- [TASK DETAILS]
Give back exactly the lines from the start of the listing to the line containing "const yTicks = [0, 50000, 100000, 150000, 200000, 250000];", inclusive, and nothing beyond them.

Entries with chart source code:
========================
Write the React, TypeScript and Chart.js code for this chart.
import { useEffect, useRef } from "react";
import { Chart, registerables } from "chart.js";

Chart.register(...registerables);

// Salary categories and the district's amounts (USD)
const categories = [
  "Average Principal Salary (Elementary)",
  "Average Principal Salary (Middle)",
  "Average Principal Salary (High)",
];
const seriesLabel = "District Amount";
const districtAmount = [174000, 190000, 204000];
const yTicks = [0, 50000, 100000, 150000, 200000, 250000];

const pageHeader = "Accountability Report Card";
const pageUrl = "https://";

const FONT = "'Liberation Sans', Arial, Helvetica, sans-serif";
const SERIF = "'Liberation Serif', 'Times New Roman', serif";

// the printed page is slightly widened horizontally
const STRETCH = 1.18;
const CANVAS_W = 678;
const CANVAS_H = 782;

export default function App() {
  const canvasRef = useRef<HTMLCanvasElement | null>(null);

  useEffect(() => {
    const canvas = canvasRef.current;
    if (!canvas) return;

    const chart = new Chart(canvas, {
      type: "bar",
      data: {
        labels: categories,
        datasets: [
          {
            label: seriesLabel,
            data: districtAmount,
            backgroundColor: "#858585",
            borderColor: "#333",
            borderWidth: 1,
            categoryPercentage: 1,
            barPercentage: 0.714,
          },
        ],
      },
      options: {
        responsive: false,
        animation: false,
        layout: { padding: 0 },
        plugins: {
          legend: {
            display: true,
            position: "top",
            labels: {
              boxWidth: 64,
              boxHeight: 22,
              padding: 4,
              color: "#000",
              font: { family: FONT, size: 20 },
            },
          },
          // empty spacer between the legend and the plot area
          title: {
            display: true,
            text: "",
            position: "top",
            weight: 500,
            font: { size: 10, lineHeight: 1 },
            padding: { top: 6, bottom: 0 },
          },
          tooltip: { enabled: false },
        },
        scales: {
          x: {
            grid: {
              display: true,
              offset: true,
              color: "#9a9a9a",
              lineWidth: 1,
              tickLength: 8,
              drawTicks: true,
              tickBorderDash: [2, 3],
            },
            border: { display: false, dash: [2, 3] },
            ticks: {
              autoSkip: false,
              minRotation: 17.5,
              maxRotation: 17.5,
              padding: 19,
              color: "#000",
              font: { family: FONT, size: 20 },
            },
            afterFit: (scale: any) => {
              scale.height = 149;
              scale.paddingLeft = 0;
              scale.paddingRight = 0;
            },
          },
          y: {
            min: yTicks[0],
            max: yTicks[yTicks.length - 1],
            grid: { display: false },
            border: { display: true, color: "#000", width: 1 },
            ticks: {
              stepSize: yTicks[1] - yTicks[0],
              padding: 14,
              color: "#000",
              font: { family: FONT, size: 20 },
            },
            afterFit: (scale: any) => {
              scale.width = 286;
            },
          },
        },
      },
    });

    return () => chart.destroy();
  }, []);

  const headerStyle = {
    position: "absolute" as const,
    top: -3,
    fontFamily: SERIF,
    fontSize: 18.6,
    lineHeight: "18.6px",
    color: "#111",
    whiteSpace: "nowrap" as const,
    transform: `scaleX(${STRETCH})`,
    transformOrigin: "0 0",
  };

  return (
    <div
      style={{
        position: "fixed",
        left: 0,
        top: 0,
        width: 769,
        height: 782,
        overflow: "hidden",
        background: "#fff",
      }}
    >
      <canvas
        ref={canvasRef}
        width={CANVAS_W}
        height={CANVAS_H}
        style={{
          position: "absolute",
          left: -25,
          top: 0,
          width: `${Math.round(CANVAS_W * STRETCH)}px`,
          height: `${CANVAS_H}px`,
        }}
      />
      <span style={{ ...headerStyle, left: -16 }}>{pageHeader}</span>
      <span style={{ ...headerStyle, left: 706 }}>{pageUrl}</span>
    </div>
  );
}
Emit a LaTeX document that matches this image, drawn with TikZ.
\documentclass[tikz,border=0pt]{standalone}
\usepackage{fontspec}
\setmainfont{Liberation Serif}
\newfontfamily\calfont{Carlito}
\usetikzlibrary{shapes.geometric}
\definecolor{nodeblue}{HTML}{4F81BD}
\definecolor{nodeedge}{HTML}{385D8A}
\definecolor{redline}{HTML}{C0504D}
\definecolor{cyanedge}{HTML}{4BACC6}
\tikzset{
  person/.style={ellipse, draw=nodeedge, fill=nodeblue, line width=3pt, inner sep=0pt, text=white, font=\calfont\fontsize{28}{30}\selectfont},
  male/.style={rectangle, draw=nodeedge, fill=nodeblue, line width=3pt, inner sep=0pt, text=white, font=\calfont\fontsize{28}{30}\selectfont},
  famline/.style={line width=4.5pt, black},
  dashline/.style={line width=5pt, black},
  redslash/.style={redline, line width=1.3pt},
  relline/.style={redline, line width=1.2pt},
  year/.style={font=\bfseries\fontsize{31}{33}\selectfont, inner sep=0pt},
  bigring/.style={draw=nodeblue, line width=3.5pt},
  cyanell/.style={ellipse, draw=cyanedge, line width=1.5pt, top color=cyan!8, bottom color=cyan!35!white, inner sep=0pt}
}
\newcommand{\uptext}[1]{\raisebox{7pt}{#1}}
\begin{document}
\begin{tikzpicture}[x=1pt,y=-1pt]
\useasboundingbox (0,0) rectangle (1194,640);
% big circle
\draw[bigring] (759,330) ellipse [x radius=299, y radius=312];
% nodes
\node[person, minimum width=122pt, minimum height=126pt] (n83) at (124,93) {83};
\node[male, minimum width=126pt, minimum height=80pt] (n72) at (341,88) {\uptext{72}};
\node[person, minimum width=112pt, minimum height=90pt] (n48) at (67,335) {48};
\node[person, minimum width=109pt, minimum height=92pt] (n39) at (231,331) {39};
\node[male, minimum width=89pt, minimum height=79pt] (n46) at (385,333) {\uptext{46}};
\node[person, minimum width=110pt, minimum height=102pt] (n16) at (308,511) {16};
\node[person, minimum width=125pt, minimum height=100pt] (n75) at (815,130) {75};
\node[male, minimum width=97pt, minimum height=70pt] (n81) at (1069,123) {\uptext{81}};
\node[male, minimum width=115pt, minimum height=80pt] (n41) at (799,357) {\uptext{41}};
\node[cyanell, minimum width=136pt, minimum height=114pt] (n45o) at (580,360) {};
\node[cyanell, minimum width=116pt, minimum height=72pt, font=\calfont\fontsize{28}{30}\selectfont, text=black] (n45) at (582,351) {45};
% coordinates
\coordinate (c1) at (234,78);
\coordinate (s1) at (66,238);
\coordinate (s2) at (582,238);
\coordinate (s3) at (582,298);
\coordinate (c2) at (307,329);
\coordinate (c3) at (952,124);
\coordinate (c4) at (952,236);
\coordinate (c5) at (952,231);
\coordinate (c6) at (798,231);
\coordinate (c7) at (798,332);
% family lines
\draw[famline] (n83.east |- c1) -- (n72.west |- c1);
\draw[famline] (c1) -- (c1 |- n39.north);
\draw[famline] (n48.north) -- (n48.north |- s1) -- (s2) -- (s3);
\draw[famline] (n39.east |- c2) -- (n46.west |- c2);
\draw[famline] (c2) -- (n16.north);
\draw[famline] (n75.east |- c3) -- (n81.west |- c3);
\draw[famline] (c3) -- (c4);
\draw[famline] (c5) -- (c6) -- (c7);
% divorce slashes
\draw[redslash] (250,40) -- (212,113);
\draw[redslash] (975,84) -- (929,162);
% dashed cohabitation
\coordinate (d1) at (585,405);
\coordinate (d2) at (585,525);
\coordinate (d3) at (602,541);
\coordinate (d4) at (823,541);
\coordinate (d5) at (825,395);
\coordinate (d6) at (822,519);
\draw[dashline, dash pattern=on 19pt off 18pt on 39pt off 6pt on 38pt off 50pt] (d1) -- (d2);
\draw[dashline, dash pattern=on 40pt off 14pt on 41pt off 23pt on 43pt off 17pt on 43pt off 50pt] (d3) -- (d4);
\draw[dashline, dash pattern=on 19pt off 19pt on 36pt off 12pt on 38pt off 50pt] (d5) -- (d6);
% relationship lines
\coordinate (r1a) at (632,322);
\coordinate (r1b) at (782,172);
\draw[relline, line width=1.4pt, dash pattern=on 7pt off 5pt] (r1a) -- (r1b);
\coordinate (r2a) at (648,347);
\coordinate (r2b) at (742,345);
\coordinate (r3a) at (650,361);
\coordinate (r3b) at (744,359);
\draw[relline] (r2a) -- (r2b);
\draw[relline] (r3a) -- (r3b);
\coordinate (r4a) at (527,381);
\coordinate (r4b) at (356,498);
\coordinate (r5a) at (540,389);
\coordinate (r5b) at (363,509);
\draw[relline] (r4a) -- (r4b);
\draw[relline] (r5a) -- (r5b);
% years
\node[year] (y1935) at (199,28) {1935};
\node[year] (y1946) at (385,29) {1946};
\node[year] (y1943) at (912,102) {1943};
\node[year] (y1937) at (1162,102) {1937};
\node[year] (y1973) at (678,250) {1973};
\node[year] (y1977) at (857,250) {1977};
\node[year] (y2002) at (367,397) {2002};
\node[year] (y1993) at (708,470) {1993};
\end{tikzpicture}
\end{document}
========================
- [FULL OUTPUT]
Write the React, TypeScript and Chart.js code for this chart.
import { useEffect, useRef } from "react";
import { Chart, registerables } from "chart.js";

Chart.register(...registerables);

// Salary categories and the district's amounts (USD)
const categories = [
  "Average Principal Salary (Elementary)",
  "Average Principal Salary (Middle)",
  "Average Principal Salary (High)",
];
const seriesLabel = "District Amount";
const districtAmount = [174000, 190000, 204000];
const yTicks = [0, 50000, 100000, 150000, 200000, 250000];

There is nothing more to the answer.